#### [Dataset excerpt]
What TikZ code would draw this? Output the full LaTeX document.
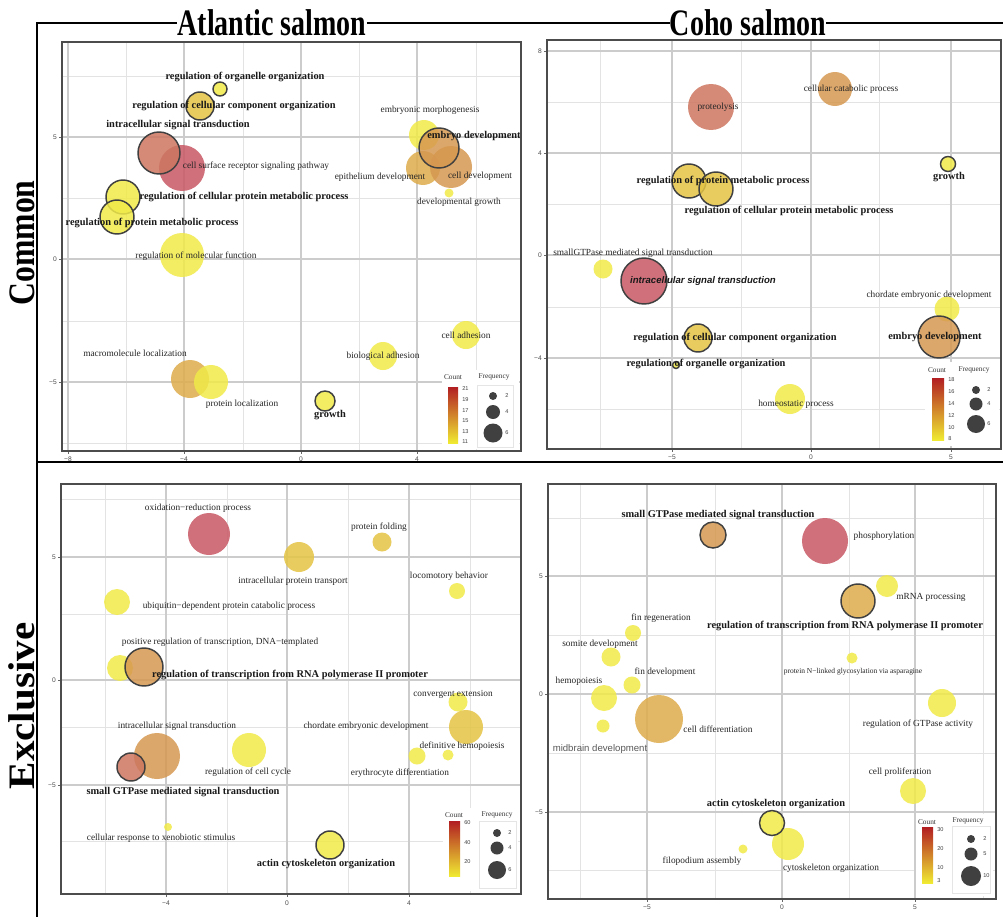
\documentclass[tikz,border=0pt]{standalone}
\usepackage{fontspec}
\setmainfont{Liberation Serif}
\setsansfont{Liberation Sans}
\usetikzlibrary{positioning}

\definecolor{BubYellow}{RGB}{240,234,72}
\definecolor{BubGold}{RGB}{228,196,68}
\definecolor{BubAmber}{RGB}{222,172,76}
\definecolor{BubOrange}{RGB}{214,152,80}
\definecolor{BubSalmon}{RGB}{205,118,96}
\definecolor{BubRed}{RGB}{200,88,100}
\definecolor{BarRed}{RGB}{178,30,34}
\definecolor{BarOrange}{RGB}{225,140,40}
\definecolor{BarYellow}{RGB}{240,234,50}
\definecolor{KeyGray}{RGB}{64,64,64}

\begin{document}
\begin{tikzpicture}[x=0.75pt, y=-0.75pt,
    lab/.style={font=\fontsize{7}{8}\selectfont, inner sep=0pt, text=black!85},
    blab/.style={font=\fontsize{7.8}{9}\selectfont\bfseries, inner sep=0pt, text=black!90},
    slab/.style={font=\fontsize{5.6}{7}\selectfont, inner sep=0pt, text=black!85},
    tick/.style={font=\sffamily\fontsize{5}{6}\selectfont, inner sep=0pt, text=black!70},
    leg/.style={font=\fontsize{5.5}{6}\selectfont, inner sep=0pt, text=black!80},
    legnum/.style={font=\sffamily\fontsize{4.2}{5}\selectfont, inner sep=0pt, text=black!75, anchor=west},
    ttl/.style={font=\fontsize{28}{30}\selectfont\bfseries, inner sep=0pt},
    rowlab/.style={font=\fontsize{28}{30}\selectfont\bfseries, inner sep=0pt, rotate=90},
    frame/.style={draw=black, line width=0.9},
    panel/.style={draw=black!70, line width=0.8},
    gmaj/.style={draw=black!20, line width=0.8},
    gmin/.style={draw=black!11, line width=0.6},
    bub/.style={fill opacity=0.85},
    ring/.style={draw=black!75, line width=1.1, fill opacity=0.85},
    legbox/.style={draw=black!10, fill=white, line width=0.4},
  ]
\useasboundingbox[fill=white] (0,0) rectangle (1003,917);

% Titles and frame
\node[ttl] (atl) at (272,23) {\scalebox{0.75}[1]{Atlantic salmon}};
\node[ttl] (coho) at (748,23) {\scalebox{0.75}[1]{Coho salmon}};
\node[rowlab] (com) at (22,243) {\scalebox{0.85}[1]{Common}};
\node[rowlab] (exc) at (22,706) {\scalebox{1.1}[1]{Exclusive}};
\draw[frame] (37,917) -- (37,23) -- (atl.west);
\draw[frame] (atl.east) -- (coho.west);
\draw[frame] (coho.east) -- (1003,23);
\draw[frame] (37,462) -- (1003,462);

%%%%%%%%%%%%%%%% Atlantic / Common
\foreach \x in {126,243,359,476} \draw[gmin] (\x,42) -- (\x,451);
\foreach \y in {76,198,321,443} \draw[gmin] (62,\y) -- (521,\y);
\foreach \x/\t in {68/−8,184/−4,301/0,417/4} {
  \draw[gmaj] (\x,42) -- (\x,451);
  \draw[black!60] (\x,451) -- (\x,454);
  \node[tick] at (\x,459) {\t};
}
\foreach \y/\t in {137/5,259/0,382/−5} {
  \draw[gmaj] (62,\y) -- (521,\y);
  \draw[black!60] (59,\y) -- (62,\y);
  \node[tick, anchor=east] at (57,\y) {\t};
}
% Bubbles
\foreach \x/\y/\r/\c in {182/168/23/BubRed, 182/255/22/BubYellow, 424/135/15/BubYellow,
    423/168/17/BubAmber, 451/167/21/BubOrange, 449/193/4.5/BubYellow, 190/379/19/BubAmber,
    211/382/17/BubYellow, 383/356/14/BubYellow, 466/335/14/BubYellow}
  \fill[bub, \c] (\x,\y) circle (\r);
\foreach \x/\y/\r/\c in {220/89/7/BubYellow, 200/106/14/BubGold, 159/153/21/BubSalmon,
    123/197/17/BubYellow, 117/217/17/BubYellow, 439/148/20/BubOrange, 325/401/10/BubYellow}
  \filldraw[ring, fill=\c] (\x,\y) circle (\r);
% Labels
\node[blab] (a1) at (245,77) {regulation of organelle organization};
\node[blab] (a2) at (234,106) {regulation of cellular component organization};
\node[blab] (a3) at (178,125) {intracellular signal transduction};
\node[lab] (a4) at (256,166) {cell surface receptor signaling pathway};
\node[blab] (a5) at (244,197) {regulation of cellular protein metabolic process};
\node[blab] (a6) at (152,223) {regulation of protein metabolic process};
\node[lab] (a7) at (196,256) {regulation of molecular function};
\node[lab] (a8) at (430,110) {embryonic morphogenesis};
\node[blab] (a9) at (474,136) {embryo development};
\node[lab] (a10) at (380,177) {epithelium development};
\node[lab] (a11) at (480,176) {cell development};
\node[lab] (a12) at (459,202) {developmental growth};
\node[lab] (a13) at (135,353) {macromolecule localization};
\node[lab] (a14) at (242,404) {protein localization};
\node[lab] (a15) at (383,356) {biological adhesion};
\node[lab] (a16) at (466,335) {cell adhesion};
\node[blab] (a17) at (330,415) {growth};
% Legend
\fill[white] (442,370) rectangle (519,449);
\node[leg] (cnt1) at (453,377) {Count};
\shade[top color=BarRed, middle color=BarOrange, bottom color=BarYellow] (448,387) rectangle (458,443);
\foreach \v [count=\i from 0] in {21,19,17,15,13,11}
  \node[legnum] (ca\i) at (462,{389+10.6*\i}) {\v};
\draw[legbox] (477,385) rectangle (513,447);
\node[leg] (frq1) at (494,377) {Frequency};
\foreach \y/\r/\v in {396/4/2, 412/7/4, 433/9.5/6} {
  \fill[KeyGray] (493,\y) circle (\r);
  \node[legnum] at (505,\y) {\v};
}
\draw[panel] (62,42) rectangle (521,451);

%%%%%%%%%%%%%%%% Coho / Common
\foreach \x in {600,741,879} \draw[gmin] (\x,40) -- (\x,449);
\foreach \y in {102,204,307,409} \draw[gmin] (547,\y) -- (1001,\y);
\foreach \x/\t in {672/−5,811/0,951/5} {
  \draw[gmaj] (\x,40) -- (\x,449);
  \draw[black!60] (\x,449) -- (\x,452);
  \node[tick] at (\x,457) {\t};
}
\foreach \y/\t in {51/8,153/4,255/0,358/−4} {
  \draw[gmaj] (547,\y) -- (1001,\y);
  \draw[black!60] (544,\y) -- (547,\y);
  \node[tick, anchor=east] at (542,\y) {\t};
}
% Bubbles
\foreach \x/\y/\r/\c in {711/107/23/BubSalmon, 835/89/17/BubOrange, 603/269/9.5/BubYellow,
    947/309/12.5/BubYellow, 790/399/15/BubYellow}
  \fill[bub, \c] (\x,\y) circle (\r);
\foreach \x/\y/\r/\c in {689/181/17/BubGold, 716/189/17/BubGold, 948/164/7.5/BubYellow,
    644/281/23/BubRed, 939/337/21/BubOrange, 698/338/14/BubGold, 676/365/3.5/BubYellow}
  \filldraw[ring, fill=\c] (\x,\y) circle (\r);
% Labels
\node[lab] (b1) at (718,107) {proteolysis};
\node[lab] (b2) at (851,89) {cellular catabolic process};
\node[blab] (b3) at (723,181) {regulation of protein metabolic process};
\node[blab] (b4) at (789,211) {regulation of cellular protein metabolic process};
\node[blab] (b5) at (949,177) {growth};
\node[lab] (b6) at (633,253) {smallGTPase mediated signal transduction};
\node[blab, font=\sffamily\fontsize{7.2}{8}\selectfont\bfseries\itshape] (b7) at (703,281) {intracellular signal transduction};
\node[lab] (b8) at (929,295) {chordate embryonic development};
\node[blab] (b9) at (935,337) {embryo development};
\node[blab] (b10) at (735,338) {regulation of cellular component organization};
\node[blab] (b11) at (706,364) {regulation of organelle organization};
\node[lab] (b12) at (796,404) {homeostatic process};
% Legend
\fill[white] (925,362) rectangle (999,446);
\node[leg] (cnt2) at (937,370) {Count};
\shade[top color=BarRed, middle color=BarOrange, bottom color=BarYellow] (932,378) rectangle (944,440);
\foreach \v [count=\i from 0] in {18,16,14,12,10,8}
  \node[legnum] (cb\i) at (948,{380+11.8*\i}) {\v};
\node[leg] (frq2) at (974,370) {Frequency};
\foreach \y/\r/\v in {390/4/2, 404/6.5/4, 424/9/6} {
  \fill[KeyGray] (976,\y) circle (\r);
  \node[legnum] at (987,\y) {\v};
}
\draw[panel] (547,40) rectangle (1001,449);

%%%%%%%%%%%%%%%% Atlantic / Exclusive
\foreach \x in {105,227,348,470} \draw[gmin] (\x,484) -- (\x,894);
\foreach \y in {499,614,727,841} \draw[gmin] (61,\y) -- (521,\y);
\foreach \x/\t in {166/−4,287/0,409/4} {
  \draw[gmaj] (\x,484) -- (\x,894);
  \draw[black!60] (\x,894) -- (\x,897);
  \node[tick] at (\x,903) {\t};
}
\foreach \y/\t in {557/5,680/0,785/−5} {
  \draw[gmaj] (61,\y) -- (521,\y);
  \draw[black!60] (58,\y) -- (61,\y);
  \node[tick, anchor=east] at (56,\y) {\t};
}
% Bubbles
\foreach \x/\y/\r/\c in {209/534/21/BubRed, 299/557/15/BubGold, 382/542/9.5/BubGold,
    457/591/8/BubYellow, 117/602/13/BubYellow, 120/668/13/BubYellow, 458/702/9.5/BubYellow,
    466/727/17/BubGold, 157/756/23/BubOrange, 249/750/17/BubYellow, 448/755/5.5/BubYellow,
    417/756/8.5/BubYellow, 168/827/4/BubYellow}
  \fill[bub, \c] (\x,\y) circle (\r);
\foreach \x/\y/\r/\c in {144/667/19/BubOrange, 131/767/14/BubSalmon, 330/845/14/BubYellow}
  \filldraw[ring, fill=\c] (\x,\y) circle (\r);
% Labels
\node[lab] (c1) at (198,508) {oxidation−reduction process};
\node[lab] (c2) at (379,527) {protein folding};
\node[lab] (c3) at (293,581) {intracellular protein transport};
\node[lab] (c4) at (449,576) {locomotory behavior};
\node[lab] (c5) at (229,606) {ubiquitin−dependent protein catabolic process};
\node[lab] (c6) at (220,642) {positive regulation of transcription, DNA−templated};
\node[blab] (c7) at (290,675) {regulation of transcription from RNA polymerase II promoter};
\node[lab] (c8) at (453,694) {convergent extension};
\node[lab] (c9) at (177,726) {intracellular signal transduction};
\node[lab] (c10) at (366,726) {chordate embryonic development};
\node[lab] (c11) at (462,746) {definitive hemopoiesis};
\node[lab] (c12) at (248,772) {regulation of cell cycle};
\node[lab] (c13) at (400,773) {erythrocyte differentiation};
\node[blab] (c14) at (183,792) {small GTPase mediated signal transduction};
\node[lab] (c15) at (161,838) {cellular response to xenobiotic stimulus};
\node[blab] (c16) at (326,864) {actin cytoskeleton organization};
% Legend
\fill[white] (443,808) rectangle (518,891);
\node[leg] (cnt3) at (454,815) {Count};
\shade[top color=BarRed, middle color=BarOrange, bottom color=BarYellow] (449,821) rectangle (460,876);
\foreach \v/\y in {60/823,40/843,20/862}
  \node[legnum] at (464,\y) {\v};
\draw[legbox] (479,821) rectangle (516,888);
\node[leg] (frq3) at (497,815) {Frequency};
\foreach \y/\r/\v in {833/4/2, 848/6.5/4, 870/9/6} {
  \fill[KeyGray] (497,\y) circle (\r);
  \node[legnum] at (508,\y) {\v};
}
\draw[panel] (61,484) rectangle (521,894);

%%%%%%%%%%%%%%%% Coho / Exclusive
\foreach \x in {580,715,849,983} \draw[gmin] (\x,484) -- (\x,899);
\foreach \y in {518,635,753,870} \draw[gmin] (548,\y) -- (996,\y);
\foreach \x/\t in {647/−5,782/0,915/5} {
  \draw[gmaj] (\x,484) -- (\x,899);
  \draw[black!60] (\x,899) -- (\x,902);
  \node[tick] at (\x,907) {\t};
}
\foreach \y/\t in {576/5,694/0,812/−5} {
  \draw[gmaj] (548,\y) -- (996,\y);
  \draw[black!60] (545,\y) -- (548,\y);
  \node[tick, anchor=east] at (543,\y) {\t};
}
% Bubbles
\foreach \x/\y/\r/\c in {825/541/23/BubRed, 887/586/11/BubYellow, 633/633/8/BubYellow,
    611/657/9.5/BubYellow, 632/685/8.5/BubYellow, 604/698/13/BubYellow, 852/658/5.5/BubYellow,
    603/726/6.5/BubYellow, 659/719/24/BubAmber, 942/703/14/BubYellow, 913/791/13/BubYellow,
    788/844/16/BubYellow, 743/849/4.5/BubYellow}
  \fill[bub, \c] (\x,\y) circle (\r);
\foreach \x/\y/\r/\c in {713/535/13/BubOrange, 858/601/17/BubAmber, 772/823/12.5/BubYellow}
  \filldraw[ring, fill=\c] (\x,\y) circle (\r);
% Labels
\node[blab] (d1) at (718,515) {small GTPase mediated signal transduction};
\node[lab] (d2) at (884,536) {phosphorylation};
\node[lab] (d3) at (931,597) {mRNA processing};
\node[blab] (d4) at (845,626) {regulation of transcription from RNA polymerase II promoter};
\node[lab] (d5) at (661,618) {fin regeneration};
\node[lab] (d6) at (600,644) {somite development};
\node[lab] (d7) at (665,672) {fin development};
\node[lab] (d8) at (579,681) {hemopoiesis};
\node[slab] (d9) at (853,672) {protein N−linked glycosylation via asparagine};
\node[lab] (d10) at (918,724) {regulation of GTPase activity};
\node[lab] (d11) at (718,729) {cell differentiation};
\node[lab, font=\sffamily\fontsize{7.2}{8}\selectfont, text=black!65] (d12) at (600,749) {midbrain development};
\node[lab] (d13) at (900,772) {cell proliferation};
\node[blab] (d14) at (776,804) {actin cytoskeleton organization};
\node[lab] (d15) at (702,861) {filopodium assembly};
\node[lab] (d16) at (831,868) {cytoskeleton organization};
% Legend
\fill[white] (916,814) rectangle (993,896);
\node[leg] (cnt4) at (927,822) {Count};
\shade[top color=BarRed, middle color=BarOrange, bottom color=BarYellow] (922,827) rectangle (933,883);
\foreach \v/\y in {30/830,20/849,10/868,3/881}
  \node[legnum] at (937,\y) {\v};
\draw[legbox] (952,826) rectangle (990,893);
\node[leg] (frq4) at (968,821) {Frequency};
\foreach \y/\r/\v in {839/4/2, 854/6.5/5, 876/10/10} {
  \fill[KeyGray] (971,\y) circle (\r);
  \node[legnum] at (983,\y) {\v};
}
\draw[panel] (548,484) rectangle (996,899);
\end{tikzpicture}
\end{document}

#### [Short exercise]
Copy exactly the lines running from the beginning of the listing through the line that has "(0,0) rectangle (1003,917);". Drop the pictures.

#### [Solution for this problem]
What TikZ code would draw this? Output the full LaTeX document.
\documentclass[tikz,border=0pt]{standalone}
\usepackage{fontspec}
\setmainfont{Liberation Serif}
\setsansfont{Liberation Sans}
\usetikzlibrary{positioning}

\definecolor{BubYellow}{RGB}{240,234,72}
\definecolor{BubGold}{RGB}{228,196,68}
\definecolor{BubAmber}{RGB}{222,172,76}
\definecolor{BubOrange}{RGB}{214,152,80}
\definecolor{BubSalmon}{RGB}{205,118,96}
\definecolor{BubRed}{RGB}{200,88,100}
\definecolor{BarRed}{RGB}{178,30,34}
\definecolor{BarOrange}{RGB}{225,140,40}
\definecolor{BarYellow}{RGB}{240,234,50}
\definecolor{KeyGray}{RGB}{64,64,64}

\begin{document}
\begin{tikzpicture}[x=0.75pt, y=-0.75pt,
    lab/.style={font=\fontsize{7}{8}\selectfont, inner sep=0pt, text=black!85},
    blab/.style={font=\fontsize{7.8}{9}\selectfont\bfseries, inner sep=0pt, text=black!90},
    slab/.style={font=\fontsize{5.6}{7}\selectfont, inner sep=0pt, text=black!85},
    tick/.style={font=\sffamily\fontsize{5}{6}\selectfont, inner sep=0pt, text=black!70},
    leg/.style={font=\fontsize{5.5}{6}\selectfont, inner sep=0pt, text=black!80},
    legnum/.style={font=\sffamily\fontsize{4.2}{5}\selectfont, inner sep=0pt, text=black!75, anchor=west},
    ttl/.style={font=\fontsize{28}{30}\selectfont\bfseries, inner sep=0pt},
    rowlab/.style={font=\fontsize{28}{30}\selectfont\bfseries, inner sep=0pt, rotate=90},
    frame/.style={draw=black, line width=0.9},
    panel/.style={draw=black!70, line width=0.8},
    gmaj/.style={draw=black!20, line width=0.8},
    gmin/.style={draw=black!11, line width=0.6},
    bub/.style={fill opacity=0.85},
    ring/.style={draw=black!75, line width=1.1, fill opacity=0.85},
    legbox/.style={draw=black!10, fill=white, line width=0.4},
  ]
\useasboundingbox[fill=white] (0,0) rectangle (1003,917);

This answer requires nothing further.